Similarly, in data science, analyzing data alone is not enough. You are already aware of how important communication is in data science. We need to produce engaging data visuals. We need to be able to tell insightful and factful data stories to stakeholders. It's common to spend days analyzing data, and then equally long to prepare a presentation. If it's well-received, you might get to present it multiple times to different teams. I like to call this "nerd hours turning into nerd tours": the solitary hours of data analysis lead to meaningful results worth sharing, which then lead to rapid succession of presentations to multiple audiences. It is very rewarding to see your analysis generating excitement and discussion.
But excitement is fleeting. No matter how compelling your analysis or how polished your presentation, new information is always coming in. Today's impactful insights become tomorrow's dusty slide decks, and the cycle repeats.
The Case for Productization in Data Science
I have experienced this cycle many times. And many data scientists have similarly felt demotivated at some point in their careers by the lack of sustained impact from their hard work.
How can we break this cycle? What if instead of our analyses being single-use artifacts, they could continue delivering value? The key lies in how we think about our work: not as isolated, one-off analyses, but as opportunities to build lasting solutions.
Examples
Let's look at three common ways to productize data science work.

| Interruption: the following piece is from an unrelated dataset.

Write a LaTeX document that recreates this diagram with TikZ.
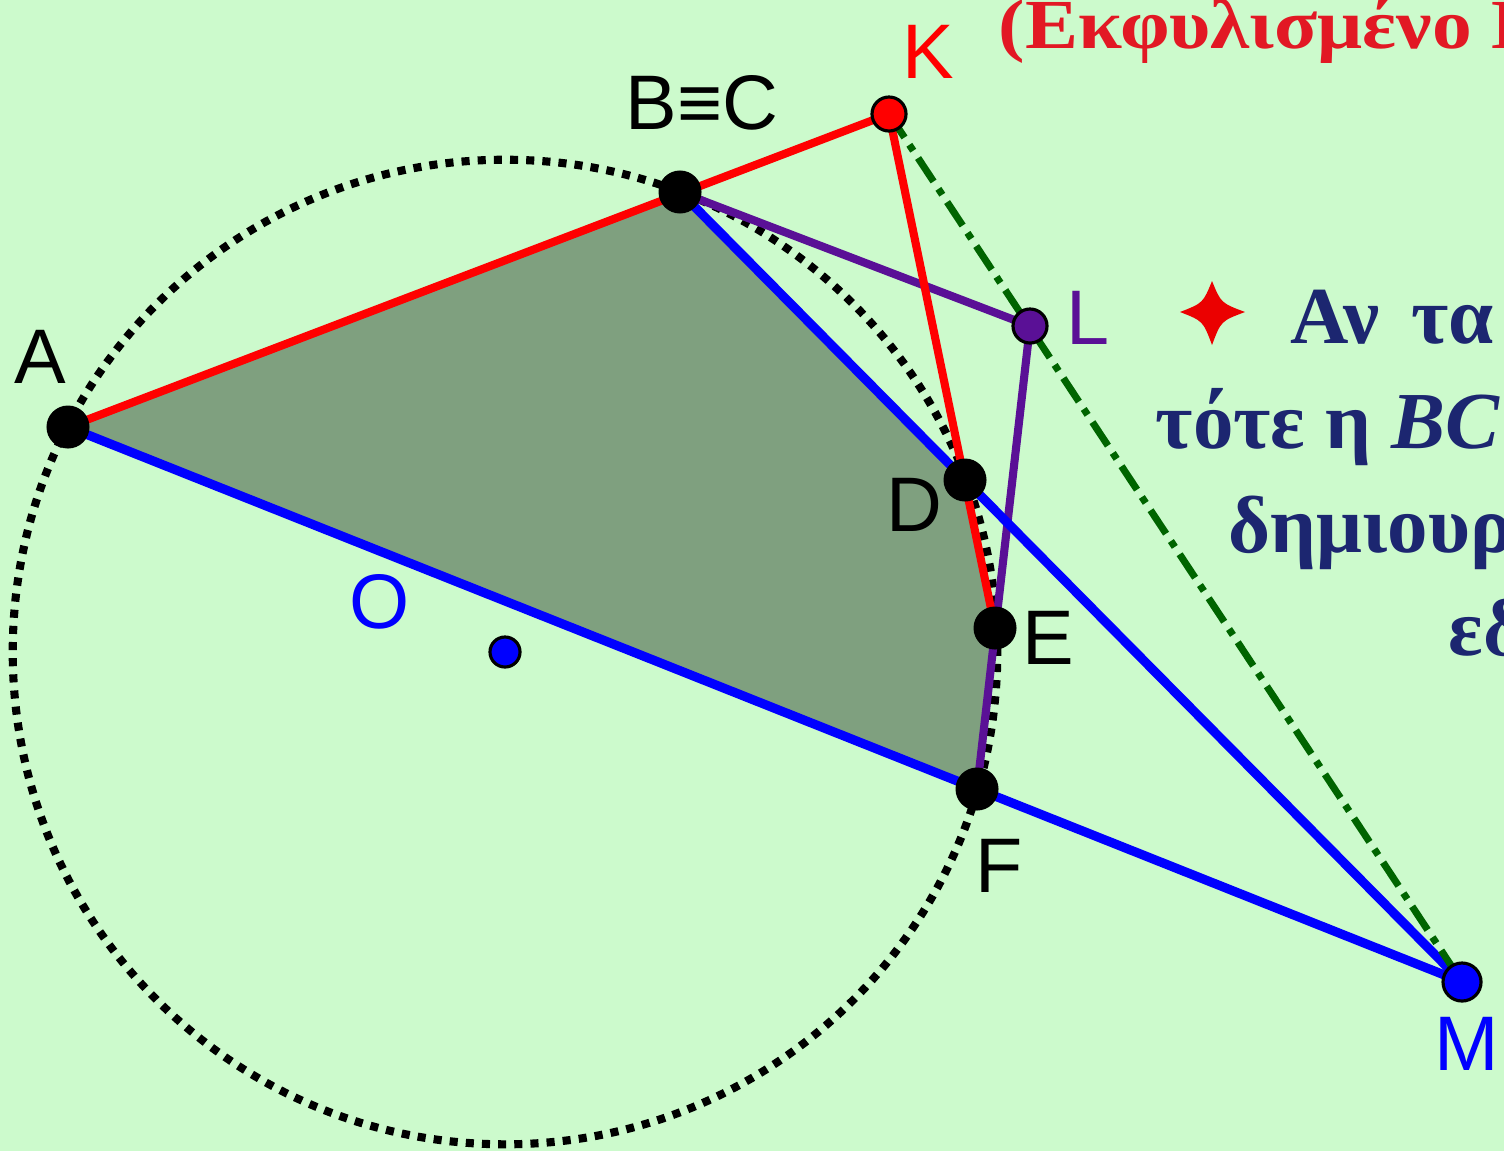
\documentclass[tikz,border=0pt]{standalone}
\usepackage{fontspec}
\setmainfont{Liberation Serif}
\newfontfamily\labelfont{Liberation Sans}
\newfontfamily\titlefont[FakeStretch=1.13]{Liberation Serif}
\usetikzlibrary{positioning}
\definecolor{bggreen}{RGB}{204,250,204}
\definecolor{fillgreen}{RGB}{127,160,127}
\definecolor{pascalred}{RGB}{255,0,0}
\definecolor{pascalblue}{RGB}{0,0,255}
\definecolor{pascalpurple}{RGB}{90,16,150}
\definecolor{pascalgreen}{RGB}{0,100,0}
\definecolor{textnavy}{RGB}{28,38,112}
\definecolor{titlered}{RGB}{226,24,36}

\begin{document}
\begin{tikzpicture}[x=0.01cm, y=-0.01cm,
    font=\labelfont\fontsize{22}{26}\selectfont,
    bigpt/.style={circle, fill=black, inner sep=0pt, minimum size=0.43cm},
    smallpt/.style={circle, draw=black, line width=0.9pt, inner sep=0pt, minimum size=0.34cm},
    redline/.style={pascalred, line width=2.3pt},
    blueline/.style={pascalblue, line width=2.6pt},
    purpleline/.style={pascalpurple, line width=2.3pt},
    greekline/.style={anchor=base west, inner sep=0pt, textnavy, font=\rmfamily\bfseries\fontsize{23}{26}\selectfont}]
  \useasboundingbox (0,0) rectangle (1504,1151);
  \clip (0,0) rectangle (1504,1151);
  \fill[bggreen] (0,0) rectangle (1504,1151);

  % points of the figure
  \coordinate (A) at (68,427);
  \coordinate (B) at (680,192);
  \coordinate (K) at (889,114);
  \coordinate (L) at (1030,326);
  \coordinate (D) at (965,480);
  \coordinate (E) at (995,628);
  \coordinate (F) at (977,789);
  \coordinate (M) at (1462,982);
  \coordinate (O) at (505,652);

  \fill[fillgreen] (A) -- (B) -- (D) -- (E) -- (F) -- cycle;
  \draw[black, line width=2.3pt, dash pattern=on 2.3pt off 2.3pt] (O) circle (4.92cm);

  \draw[purpleline] (B) -- (L) -- (F);
  \draw[blueline] (A) -- (M);
  \draw[blueline] (B) -- (M);
  \draw[redline] (A) -- (K) -- (E);
  \draw[pascalgreen, line width=2pt, dash pattern=on 8pt off 2.5pt on 2pt off 2.5pt] (K) -- (M);

  \foreach \p in {A,B,D,E,F}
    \node[bigpt] (dot\p) at (\p) {};
  \node[smallpt, fill=pascalred] (dotK) at (K) {};
  \node[smallpt, fill=pascalpurple] (dotL) at (L) {};
  \node[smallpt, fill=pascalblue, minimum size=0.38cm] (dotM) at (M) {};
  \node[smallpt, fill=pascalblue, minimum size=0.3cm] (dotO) at (O) {};

  % labels
  \node (labA) at (40,357) {A};
  \node (labB) at (702,103) {B≡C};
  \node[pascalred] (labK) at (928,52) {K};
  \node[pascalpurple] (labL) at (1088,318) {L};
  \node (labD) at (914,505) {D};
  \node (labE) at (1048,638) {E};
  \node (labF) at (999,866) {F};
  \node[pascalblue] (labO) at (380,602) {O};
  \node[pascalblue] (labM) at (1467,1044) {M};

  % text on the right
  \node[anchor=base west, inner sep=0pt, titlered, font=\titlefont\bfseries\fontsize{20}{24}\selectfont]
    (title) at (998,48) {(Εκφυλισμένο Ε};
  \fill[pascalred!92!black] (1212,281) .. controls (1221,303) .. (1245,312)
    .. controls (1221,321) .. (1212,345) .. controls (1203,321) .. (1180,312)
    .. controls (1203,303) .. (1212,281) -- cycle;
  \node[greekline] (txtA) at (1290,343) {Αν\hspace{0.15em} τα};
  \node[greekline] (txtB) at (1155,448) {τότε η \textit{BC}};
  \node[greekline] (txtC) at (1228,552) {δημιουρ};
  \node[greekline] (txtD) at (1448,655) {εδ};
\end{tikzpicture}
\end{document}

1 - From One-off Analysis to Dashboard, Alert and Monitoring
Instead of: Pull data and conduct analysis; create reports and presentation slides
How about: Build a dashboard that monitors metrics 24/7 and alerts stakeholders when there are notable trends
2 - From ML Models to Inference Services
Instead of: A trained model that lives in a Jupyter notebook, accessible only to the data scientist
How about: API endpoints that any internal system can query for real-time predictions
3 - From Ad-hoc Data Wrangling Scripts to Automated Data Pipeline
Instead of: Manual data cleaning scripts that require constant tweaking and troubleshooting
How about: Automated pipeline with quality checks, error handling, and logging
Challenges
The path from analysis to product is filled with challenges. The biggest hurdle? A skills gap. Data scientists are trained to analyze data and build models, but productization requires software engineering skills: API design, testing, monitoring, and deployment. This transition from notebook to production code is often unfamiliar territory.
But this hurdle is actually more approachable than it might seem. Many data scientists are eager to expand their skillset when it means increasing their impact. Organizations can accelerate this transition through training and mentorship, or by fostering partnerships between data scientists and software engineers. Modern tools and platforms are also making it increasingly easier to build production-ready data products. For example, tools like Streamlit and Gradio now allow data scientists to build web applications with minimal engineering overhead. The gap between analysis and product is narrowing - we just need to be intentional and strategic about bridging it.
Closing Thoughts
Our impact as data scientists and data teams will depend on our ability to create lasting solutions. While analytics and modeling will remain foundational to data science, productization allows us to amplify and sustain their value over time.
Let's productize.